- Task to complete -
Begin with the first line and repeat exactly through the line containing "gain_loss = [-225, -36, -140, 0, 61]"; leave every image out.

####################

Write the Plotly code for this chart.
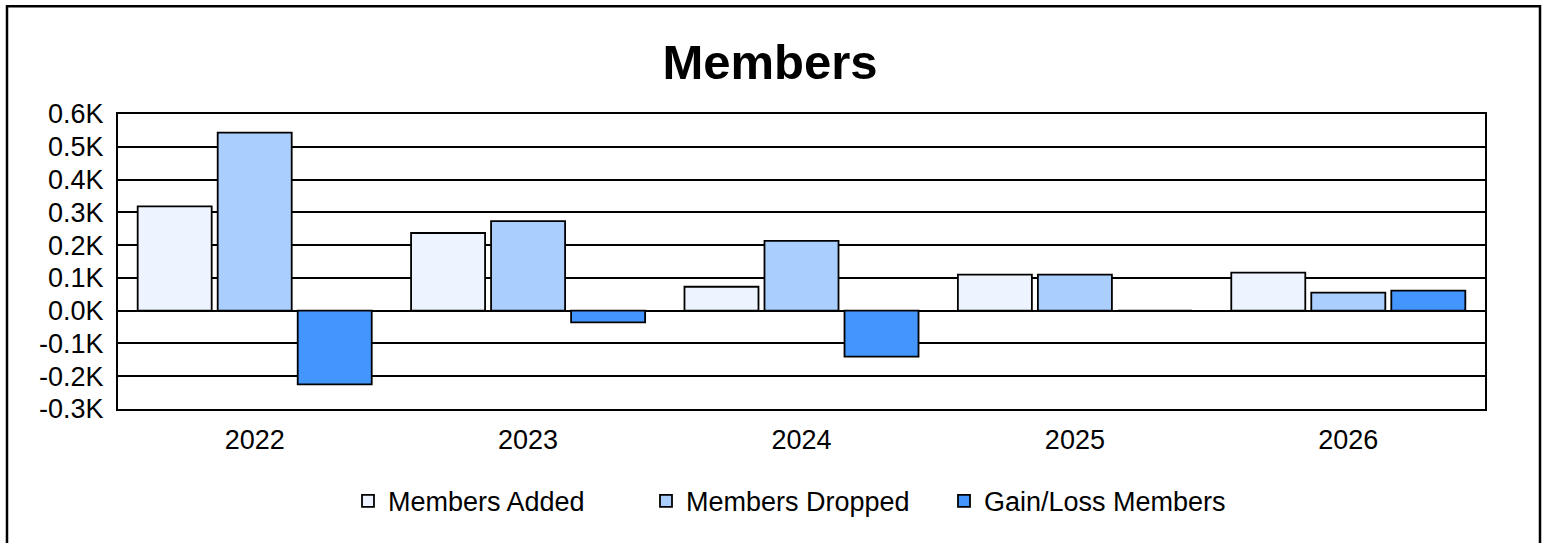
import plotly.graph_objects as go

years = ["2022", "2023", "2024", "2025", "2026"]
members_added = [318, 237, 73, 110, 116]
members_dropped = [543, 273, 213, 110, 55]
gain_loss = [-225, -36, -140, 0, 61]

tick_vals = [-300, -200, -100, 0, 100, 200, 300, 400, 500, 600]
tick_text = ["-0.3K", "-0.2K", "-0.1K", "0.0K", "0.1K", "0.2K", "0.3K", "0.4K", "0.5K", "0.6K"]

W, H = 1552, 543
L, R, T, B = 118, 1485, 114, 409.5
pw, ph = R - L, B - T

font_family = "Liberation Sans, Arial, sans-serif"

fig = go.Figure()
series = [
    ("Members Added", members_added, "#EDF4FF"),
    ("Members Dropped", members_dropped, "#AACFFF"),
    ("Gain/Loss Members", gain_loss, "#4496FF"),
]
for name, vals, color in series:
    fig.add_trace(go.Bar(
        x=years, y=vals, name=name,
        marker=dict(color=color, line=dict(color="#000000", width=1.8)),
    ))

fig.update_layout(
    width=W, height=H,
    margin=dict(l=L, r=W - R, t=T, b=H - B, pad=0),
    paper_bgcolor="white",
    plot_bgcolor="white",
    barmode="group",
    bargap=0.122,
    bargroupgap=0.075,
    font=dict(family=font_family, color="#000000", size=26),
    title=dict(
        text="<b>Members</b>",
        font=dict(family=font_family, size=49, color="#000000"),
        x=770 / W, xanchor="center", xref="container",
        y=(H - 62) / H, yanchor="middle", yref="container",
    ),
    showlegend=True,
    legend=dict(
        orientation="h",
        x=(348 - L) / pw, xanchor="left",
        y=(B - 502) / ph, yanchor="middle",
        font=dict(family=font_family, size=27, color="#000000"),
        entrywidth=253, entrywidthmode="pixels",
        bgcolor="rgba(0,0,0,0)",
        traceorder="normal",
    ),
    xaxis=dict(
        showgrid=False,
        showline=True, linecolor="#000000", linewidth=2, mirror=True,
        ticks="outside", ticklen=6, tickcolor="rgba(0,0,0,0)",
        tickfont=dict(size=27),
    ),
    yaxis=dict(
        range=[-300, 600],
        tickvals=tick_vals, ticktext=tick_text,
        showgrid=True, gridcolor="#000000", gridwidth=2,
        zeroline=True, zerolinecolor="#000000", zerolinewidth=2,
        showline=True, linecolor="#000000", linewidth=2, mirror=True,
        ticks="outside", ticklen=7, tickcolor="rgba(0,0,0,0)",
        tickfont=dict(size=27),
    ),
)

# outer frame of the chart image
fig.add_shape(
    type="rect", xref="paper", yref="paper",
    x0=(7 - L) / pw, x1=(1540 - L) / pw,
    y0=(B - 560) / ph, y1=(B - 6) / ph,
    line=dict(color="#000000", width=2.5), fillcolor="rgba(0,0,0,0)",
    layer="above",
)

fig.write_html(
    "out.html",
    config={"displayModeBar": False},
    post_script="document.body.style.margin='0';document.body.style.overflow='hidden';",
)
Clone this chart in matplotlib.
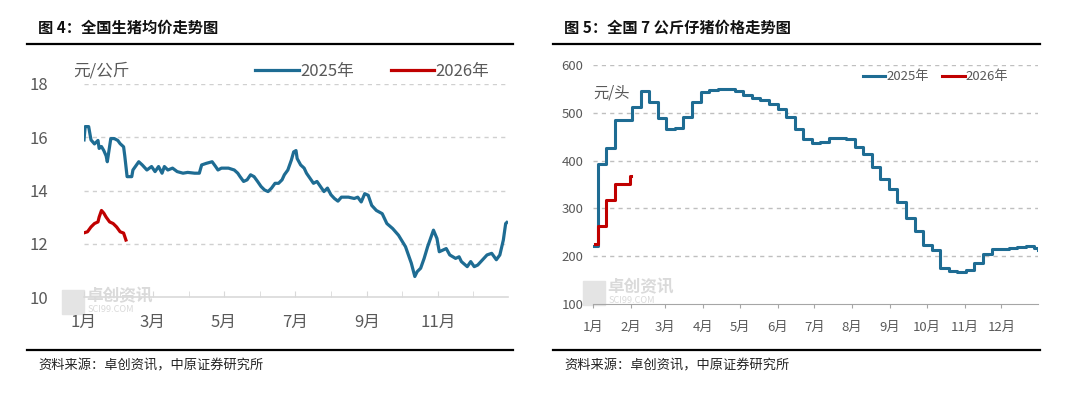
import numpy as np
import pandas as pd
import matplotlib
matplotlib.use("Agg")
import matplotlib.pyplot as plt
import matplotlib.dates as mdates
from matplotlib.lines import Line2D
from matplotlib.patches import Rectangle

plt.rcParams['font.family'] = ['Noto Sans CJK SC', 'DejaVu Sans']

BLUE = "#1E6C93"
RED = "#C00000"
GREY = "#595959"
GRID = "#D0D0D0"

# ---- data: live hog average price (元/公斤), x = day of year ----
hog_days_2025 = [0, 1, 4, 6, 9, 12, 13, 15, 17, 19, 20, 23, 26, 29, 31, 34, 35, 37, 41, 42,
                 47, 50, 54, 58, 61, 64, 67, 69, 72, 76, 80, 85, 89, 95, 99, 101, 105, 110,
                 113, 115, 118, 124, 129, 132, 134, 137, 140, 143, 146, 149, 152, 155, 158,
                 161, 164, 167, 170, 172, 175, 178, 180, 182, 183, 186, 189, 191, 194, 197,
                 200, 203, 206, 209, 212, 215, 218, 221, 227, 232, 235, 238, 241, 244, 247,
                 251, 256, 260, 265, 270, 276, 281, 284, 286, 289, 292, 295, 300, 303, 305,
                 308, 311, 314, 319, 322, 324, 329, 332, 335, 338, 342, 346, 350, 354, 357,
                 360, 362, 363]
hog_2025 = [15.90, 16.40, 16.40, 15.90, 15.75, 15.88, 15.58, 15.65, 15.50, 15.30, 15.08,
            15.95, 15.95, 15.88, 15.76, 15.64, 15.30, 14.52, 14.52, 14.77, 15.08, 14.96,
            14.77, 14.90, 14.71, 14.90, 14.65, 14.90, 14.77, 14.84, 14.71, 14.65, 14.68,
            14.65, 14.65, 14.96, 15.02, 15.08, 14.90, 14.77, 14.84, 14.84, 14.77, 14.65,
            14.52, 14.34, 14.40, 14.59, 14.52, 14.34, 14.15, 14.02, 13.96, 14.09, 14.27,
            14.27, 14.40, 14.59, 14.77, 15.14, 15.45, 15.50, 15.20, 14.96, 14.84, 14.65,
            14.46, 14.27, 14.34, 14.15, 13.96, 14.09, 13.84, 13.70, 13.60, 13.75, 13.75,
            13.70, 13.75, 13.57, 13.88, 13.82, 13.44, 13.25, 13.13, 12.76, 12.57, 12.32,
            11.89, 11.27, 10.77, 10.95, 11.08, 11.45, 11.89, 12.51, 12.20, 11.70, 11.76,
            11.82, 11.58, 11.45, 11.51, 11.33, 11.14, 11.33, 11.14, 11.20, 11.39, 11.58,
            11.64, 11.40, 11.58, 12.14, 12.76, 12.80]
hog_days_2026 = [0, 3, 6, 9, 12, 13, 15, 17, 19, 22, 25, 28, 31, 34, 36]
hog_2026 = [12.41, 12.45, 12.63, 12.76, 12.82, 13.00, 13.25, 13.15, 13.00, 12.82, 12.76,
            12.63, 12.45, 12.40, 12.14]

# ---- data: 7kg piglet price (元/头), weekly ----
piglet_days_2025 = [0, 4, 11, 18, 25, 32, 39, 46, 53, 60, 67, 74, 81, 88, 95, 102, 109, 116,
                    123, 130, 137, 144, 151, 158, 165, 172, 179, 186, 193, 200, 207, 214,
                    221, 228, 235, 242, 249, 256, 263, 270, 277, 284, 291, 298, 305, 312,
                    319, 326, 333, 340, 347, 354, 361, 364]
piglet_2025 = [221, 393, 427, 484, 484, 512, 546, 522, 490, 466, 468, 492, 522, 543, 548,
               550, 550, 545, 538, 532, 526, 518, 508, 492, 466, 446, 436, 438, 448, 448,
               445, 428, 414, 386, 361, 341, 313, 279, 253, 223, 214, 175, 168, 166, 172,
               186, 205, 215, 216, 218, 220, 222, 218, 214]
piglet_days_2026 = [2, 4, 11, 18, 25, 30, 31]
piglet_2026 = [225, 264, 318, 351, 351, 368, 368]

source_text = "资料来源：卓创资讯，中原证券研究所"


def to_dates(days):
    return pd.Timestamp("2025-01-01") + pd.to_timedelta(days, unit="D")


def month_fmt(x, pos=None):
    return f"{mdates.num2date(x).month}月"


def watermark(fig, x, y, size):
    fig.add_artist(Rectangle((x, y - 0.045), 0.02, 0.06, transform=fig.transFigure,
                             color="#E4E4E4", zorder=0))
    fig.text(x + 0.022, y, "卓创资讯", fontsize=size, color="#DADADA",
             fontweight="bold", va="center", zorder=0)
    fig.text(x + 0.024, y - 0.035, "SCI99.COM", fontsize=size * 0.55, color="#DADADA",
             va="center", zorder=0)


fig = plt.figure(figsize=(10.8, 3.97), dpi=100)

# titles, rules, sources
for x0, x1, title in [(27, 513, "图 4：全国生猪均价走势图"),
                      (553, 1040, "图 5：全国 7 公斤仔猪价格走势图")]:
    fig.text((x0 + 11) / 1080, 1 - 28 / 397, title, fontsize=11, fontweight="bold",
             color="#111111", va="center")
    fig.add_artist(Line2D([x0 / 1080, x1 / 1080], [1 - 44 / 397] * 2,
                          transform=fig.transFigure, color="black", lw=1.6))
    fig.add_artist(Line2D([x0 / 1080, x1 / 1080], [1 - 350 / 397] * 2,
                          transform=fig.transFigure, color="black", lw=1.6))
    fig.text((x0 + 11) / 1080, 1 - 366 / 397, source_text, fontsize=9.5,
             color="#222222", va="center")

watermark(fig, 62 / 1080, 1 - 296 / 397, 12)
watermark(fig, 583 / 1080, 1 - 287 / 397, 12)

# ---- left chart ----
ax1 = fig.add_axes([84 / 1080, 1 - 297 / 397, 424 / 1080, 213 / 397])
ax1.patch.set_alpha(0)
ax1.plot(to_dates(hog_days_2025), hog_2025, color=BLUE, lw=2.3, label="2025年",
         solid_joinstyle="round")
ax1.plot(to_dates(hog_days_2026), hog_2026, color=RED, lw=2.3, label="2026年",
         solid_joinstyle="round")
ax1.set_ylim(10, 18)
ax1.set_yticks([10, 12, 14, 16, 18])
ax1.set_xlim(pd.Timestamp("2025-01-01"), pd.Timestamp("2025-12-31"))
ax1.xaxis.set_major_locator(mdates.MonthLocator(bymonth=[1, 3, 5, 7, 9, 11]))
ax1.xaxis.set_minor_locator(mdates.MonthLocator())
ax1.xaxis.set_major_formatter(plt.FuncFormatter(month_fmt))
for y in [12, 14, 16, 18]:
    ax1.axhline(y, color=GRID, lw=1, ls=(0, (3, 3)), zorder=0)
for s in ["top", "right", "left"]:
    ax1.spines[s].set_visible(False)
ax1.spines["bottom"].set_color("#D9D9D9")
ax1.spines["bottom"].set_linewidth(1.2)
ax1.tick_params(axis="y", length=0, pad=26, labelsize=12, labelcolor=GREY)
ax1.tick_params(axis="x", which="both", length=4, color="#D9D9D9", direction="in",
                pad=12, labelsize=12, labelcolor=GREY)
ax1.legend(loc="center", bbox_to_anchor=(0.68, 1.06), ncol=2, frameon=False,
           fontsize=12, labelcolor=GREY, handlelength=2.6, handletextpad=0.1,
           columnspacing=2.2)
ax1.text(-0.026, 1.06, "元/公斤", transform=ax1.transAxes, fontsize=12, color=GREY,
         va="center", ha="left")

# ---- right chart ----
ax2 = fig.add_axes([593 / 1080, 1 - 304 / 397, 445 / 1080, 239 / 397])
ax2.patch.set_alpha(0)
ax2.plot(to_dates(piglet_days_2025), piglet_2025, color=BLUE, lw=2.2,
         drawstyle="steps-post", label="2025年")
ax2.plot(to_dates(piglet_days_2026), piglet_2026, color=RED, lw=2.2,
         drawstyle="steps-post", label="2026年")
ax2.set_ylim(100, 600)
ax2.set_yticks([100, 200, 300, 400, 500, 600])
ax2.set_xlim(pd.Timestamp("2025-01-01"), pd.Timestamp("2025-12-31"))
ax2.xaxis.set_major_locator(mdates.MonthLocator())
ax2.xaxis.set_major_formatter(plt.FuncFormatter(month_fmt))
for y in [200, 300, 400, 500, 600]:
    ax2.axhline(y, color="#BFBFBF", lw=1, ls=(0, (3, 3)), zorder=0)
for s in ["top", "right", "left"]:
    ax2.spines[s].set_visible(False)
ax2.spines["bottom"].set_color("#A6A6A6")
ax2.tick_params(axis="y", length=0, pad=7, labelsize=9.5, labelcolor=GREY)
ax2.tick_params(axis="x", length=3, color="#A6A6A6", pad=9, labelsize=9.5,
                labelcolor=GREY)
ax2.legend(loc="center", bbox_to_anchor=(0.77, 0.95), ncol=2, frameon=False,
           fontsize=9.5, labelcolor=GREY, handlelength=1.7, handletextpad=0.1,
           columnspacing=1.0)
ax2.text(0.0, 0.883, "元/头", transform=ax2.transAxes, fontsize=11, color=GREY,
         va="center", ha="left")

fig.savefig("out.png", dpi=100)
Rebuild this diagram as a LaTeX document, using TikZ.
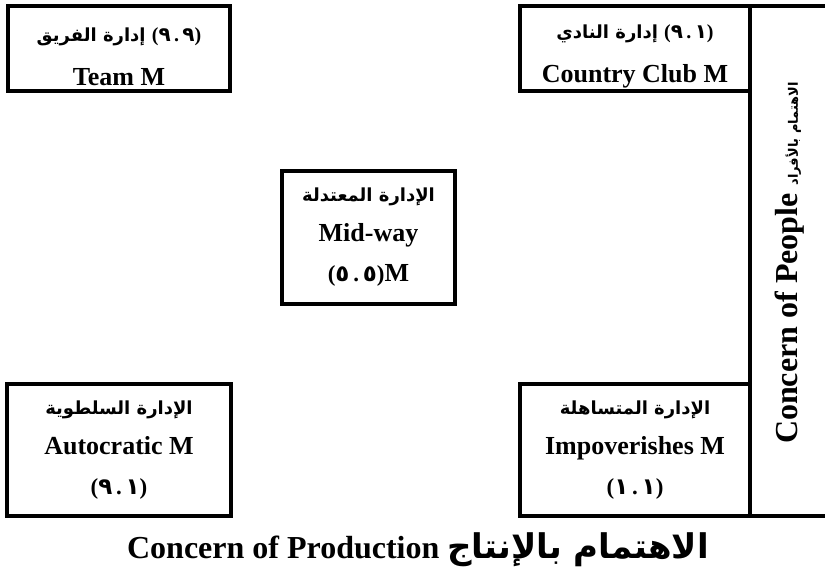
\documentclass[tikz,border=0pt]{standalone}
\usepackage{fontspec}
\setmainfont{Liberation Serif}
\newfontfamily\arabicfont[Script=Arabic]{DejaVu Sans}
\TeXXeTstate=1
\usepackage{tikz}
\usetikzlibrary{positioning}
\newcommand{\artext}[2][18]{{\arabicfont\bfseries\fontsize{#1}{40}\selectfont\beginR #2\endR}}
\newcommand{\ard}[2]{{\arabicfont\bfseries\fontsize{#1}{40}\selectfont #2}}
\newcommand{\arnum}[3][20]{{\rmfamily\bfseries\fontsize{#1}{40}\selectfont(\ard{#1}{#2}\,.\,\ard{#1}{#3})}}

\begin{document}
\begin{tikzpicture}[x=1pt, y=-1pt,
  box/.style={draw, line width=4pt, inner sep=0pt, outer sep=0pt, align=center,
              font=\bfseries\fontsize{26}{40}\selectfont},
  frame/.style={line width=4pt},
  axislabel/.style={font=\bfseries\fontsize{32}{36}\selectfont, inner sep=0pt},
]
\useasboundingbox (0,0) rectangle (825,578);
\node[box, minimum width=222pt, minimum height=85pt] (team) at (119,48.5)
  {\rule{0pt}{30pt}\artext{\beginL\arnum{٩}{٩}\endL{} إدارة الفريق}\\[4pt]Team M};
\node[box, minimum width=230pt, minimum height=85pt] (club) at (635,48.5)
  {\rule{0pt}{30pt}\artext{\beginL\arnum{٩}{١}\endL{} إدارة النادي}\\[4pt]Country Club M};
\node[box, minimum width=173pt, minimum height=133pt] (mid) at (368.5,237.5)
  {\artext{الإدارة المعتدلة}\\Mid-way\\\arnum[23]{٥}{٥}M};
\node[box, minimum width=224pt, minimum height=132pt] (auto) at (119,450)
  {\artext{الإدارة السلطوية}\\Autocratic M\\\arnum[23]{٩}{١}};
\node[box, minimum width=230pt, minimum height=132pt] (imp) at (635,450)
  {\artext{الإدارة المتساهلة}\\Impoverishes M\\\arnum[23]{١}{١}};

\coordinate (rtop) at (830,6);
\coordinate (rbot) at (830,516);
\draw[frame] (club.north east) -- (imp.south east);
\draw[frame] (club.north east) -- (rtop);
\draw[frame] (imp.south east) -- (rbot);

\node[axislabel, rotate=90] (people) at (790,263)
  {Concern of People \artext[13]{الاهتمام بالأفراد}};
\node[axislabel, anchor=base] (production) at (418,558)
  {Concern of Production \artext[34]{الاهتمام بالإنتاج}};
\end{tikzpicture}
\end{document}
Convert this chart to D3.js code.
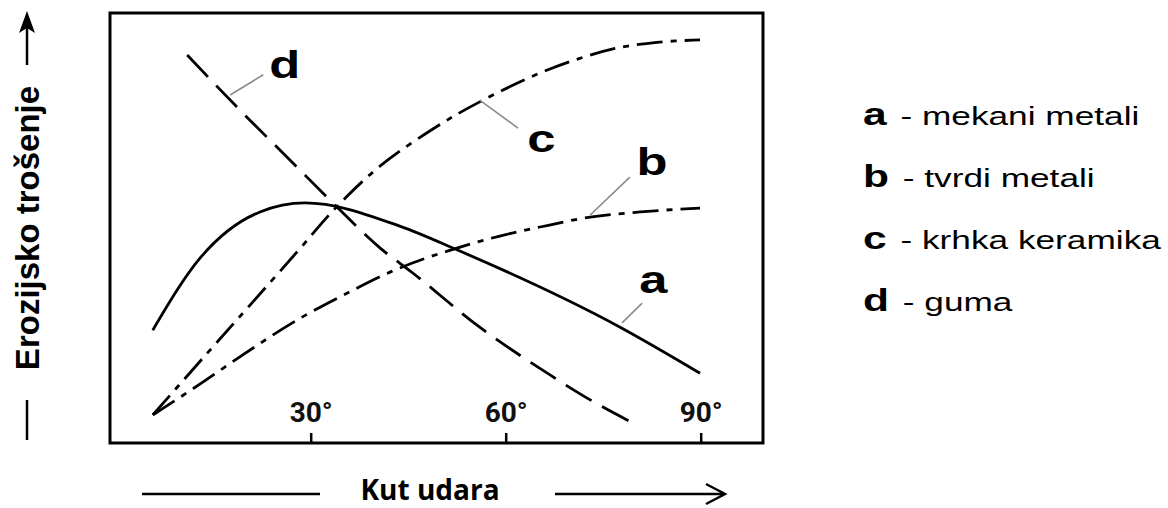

####################

- Reply -
Write the Plotly code for this chart.
import plotly.graph_objects as go

years = ["2022", "2023", "2024", "2025", "2026"]
members_added = [318, 237, 73, 110, 116]
members_dropped = [543, 273, 213, 110, 55]
gain_loss = [-225, -36, -140, 0, 61]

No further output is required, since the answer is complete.